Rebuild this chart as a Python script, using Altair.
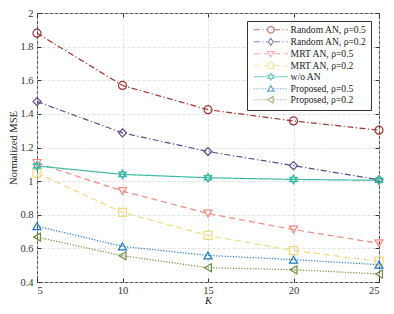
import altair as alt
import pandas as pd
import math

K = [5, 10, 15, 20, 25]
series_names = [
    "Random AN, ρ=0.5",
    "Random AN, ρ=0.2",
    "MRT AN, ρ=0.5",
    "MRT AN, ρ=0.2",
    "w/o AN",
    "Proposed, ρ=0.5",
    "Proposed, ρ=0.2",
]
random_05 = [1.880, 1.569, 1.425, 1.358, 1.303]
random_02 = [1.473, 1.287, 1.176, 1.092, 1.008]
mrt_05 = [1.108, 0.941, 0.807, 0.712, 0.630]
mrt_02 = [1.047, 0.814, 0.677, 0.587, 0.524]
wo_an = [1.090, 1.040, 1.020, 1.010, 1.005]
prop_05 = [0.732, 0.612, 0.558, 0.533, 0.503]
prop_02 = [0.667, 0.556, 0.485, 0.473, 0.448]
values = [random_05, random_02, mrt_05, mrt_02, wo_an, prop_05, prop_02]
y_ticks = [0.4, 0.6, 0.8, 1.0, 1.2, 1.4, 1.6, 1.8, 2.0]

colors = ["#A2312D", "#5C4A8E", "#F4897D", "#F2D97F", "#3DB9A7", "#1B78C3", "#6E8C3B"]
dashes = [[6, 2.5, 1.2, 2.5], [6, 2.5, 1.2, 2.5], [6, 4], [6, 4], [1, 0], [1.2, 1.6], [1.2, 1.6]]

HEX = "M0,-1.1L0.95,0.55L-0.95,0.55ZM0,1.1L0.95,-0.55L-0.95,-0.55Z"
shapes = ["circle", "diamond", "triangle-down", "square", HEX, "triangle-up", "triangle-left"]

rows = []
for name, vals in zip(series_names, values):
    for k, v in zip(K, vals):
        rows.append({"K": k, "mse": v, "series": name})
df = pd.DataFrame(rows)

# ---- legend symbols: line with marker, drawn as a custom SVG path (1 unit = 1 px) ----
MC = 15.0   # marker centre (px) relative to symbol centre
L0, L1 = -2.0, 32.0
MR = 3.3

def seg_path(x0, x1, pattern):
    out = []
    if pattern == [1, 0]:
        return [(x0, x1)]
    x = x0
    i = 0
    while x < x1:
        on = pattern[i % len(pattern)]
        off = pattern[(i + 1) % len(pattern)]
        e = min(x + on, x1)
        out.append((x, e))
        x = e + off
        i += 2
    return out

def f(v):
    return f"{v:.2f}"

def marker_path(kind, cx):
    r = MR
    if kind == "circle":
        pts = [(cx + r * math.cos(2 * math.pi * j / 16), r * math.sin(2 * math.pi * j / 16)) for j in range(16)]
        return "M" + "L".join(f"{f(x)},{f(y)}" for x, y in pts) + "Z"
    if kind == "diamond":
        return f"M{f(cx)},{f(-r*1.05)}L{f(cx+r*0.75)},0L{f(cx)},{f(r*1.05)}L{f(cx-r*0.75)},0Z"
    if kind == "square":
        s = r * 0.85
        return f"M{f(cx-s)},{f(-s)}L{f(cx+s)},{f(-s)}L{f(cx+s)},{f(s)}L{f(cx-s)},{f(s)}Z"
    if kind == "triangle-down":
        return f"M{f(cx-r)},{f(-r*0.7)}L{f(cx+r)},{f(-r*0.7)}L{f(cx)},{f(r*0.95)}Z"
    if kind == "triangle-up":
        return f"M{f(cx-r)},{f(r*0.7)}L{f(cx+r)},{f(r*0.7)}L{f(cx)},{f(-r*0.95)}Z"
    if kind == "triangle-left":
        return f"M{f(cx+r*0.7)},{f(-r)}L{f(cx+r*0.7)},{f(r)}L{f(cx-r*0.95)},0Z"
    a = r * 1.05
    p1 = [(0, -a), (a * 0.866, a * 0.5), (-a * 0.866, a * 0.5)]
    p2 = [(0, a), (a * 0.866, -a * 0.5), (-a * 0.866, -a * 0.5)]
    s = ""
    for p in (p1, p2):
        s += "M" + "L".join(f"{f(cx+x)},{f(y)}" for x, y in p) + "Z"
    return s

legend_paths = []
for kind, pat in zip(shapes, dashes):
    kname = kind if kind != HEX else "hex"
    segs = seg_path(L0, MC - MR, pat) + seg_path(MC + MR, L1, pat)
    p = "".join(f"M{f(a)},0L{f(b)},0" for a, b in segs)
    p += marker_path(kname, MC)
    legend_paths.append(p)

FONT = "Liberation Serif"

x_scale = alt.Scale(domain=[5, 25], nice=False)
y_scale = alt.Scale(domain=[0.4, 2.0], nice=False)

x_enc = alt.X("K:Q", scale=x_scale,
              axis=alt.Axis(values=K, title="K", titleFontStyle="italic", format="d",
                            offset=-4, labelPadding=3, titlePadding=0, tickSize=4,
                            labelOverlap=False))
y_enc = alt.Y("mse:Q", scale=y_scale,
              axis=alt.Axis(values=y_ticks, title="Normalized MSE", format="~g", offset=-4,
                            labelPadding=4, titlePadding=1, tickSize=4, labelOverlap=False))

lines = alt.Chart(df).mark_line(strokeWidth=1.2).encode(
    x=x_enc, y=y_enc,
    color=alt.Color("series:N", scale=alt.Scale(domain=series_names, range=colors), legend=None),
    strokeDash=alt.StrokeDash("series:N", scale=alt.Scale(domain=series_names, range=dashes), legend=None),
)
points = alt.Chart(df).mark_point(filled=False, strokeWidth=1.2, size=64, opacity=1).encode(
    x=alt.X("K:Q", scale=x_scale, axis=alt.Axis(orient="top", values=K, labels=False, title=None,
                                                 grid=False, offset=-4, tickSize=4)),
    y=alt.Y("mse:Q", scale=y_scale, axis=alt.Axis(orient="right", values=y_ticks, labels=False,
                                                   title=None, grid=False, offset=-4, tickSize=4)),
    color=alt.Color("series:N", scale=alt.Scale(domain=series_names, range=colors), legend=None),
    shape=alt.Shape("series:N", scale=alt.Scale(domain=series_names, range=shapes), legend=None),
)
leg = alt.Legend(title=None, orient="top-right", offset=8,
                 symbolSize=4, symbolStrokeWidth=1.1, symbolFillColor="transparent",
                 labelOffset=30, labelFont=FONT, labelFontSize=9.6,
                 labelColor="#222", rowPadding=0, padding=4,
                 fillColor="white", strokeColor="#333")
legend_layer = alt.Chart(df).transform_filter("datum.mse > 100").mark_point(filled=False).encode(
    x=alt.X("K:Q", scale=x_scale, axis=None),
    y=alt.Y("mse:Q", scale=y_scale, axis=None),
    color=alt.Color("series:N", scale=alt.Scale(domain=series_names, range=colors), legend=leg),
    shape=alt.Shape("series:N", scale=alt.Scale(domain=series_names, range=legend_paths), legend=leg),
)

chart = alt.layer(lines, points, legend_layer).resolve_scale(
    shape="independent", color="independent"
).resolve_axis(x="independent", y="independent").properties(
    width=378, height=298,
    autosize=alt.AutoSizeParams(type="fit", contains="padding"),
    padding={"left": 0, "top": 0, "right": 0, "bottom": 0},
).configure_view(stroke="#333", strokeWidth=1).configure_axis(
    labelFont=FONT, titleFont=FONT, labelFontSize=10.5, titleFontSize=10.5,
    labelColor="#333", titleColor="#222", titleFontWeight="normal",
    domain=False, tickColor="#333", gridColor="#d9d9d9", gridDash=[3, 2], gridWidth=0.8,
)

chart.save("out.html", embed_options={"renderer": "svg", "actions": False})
········
- **Exercise prompt**: Leave out the pictures and retype every line above exactly.

- **The output**:
Rebuild this chart as a Python script, using Altair.
import altair as alt
import pandas as pd
import math

K = [5, 10, 15, 20, 25]
series_names = [
    "Random AN, ρ=0.5",
    "Random AN, ρ=0.2",
    "MRT AN, ρ=0.5",
    "MRT AN, ρ=0.2",
    "w/o AN",
    "Proposed, ρ=0.5",
    "Proposed, ρ=0.2",
]
random_05 = [1.880, 1.569, 1.425, 1.358, 1.303]
random_02 = [1.473, 1.287, 1.176, 1.092, 1.008]
mrt_05 = [1.108, 0.941, 0.807, 0.712, 0.630]
mrt_02 = [1.047, 0.814, 0.677, 0.587, 0.524]
wo_an = [1.090, 1.040, 1.020, 1.010, 1.005]
prop_05 = [0.732, 0.612, 0.558, 0.533, 0.503]
prop_02 = [0.667, 0.556, 0.485, 0.473, 0.448]
values = [random_05, random_02, mrt_05, mrt_02, wo_an, prop_05, prop_02]
y_ticks = [0.4, 0.6, 0.8, 1.0, 1.2, 1.4, 1.6, 1.8, 2.0]

colors = ["#A2312D", "#5C4A8E", "#F4897D", "#F2D97F", "#3DB9A7", "#1B78C3", "#6E8C3B"]
dashes = [[6, 2.5, 1.2, 2.5], [6, 2.5, 1.2, 2.5], [6, 4], [6, 4], [1, 0], [1.2, 1.6], [1.2, 1.6]]

HEX = "M0,-1.1L0.95,0.55L-0.95,0.55ZM0,1.1L0.95,-0.55L-0.95,-0.55Z"
shapes = ["circle", "diamond", "triangle-down", "square", HEX, "triangle-up", "triangle-left"]

rows = []
for name, vals in zip(series_names, values):
    for k, v in zip(K, vals):
        rows.append({"K": k, "mse": v, "series": name})
df = pd.DataFrame(rows)

# ---- legend symbols: line with marker, drawn as a custom SVG path (1 unit = 1 px) ----
MC = 15.0   # marker centre (px) relative to symbol centre
L0, L1 = -2.0, 32.0
MR = 3.3

def seg_path(x0, x1, pattern):
    out = []
    if pattern == [1, 0]:
        return [(x0, x1)]
    x = x0
    i = 0
    while x < x1:
        on = pattern[i % len(pattern)]
        off = pattern[(i + 1) % len(pattern)]
        e = min(x + on, x1)
        out.append((x, e))
        x = e + off
        i += 2
    return out

def f(v):
    return f"{v:.2f}"

def marker_path(kind, cx):
    r = MR
    if kind == "circle":
        pts = [(cx + r * math.cos(2 * math.pi * j / 16), r * math.sin(2 * math.pi * j / 16)) for j in range(16)]
        return "M" + "L".join(f"{f(x)},{f(y)}" for x, y in pts) + "Z"
    if kind == "diamond":
        return f"M{f(cx)},{f(-r*1.05)}L{f(cx+r*0.75)},0L{f(cx)},{f(r*1.05)}L{f(cx-r*0.75)},0Z"
    if kind == "square":
        s = r * 0.85
        return f"M{f(cx-s)},{f(-s)}L{f(cx+s)},{f(-s)}L{f(cx+s)},{f(s)}L{f(cx-s)},{f(s)}Z"
    if kind == "triangle-down":
        return f"M{f(cx-r)},{f(-r*0.7)}L{f(cx+r)},{f(-r*0.7)}L{f(cx)},{f(r*0.95)}Z"
    if kind == "triangle-up":
        return f"M{f(cx-r)},{f(r*0.7)}L{f(cx+r)},{f(r*0.7)}L{f(cx)},{f(-r*0.95)}Z"
    if kind == "triangle-left":
        return f"M{f(cx+r*0.7)},{f(-r)}L{f(cx+r*0.7)},{f(r)}L{f(cx-r*0.95)},0Z"
    a = r * 1.05
    p1 = [(0, -a), (a * 0.866, a * 0.5), (-a * 0.866, a * 0.5)]
    p2 = [(0, a), (a * 0.866, -a * 0.5), (-a * 0.866, -a * 0.5)]
    s = ""
    for p in (p1, p2):
        s += "M" + "L".join(f"{f(cx+x)},{f(y)}" for x, y in p) + "Z"
    return s

legend_paths = []
for kind, pat in zip(shapes, dashes):
    kname = kind if kind != HEX else "hex"
    segs = seg_path(L0, MC - MR, pat) + seg_path(MC + MR, L1, pat)
    p = "".join(f"M{f(a)},0L{f(b)},0" for a, b in segs)
    p += marker_path(kname, MC)
    legend_paths.append(p)

FONT = "Liberation Serif"

x_scale = alt.Scale(domain=[5, 25], nice=False)
y_scale = alt.Scale(domain=[0.4, 2.0], nice=False)

x_enc = alt.X("K:Q", scale=x_scale,
              axis=alt.Axis(values=K, title="K", titleFontStyle="italic", format="d",
                            offset=-4, labelPadding=3, titlePadding=0, tickSize=4,
                            labelOverlap=False))
y_enc = alt.Y("mse:Q", scale=y_scale,
              axis=alt.Axis(values=y_ticks, title="Normalized MSE", format="~g", offset=-4,
                            labelPadding=4, titlePadding=1, tickSize=4, labelOverlap=False))

lines = alt.Chart(df).mark_line(strokeWidth=1.2).encode(
    x=x_enc, y=y_enc,
    color=alt.Color("series:N", scale=alt.Scale(domain=series_names, range=colors), legend=None),
    strokeDash=alt.StrokeDash("series:N", scale=alt.Scale(domain=series_names, range=dashes), legend=None),
)
points = alt.Chart(df).mark_point(filled=False, strokeWidth=1.2, size=64, opacity=1).encode(
    x=alt.X("K:Q", scale=x_scale, axis=alt.Axis(orient="top", values=K, labels=False, title=None,
                                                 grid=False, offset=-4, tickSize=4)),
    y=alt.Y("mse:Q", scale=y_scale, axis=alt.Axis(orient="right", values=y_ticks, labels=False,
                                                   title=None, grid=False, offset=-4, tickSize=4)),
    color=alt.Color("series:N", scale=alt.Scale(domain=series_names, range=colors), legend=None),
    shape=alt.Shape("series:N", scale=alt.Scale(domain=series_names, range=shapes), legend=None),
)
leg = alt.Legend(title=None, orient="top-right", offset=8,
                 symbolSize=4, symbolStrokeWidth=1.1, symbolFillColor="transparent",
                 labelOffset=30, labelFont=FONT, labelFontSize=9.6,
                 labelColor="#222", rowPadding=0, padding=4,
                 fillColor="white", strokeColor="#333")
legend_layer = alt.Chart(df).transform_filter("datum.mse > 100").mark_point(filled=False).encode(
    x=alt.X("K:Q", scale=x_scale, axis=None),
    y=alt.Y("mse:Q", scale=y_scale, axis=None),
    color=alt.Color("series:N", scale=alt.Scale(domain=series_names, range=colors), legend=leg),
    shape=alt.Shape("series:N", scale=alt.Scale(domain=series_names, range=legend_paths), legend=leg),
)

chart = alt.layer(lines, points, legend_layer).resolve_scale(
    shape="independent", color="independent"
).resolve_axis(x="independent", y="independent").properties(
    width=378, height=298,
    autosize=alt.AutoSizeParams(type="fit", contains="padding"),
    padding={"left": 0, "top": 0, "right": 0, "bottom": 0},
).configure_view(stroke="#333", strokeWidth=1).configure_axis(
    labelFont=FONT, titleFont=FONT, labelFontSize=10.5, titleFontSize=10.5,
    labelColor="#333", titleColor="#222", titleFontWeight="normal",
    domain=False, tickColor="#333", gridColor="#d9d9d9", gridDash=[3, 2], gridWidth=0.8,
)

chart.save("out.html", embed_options={"renderer": "svg", "actions": False})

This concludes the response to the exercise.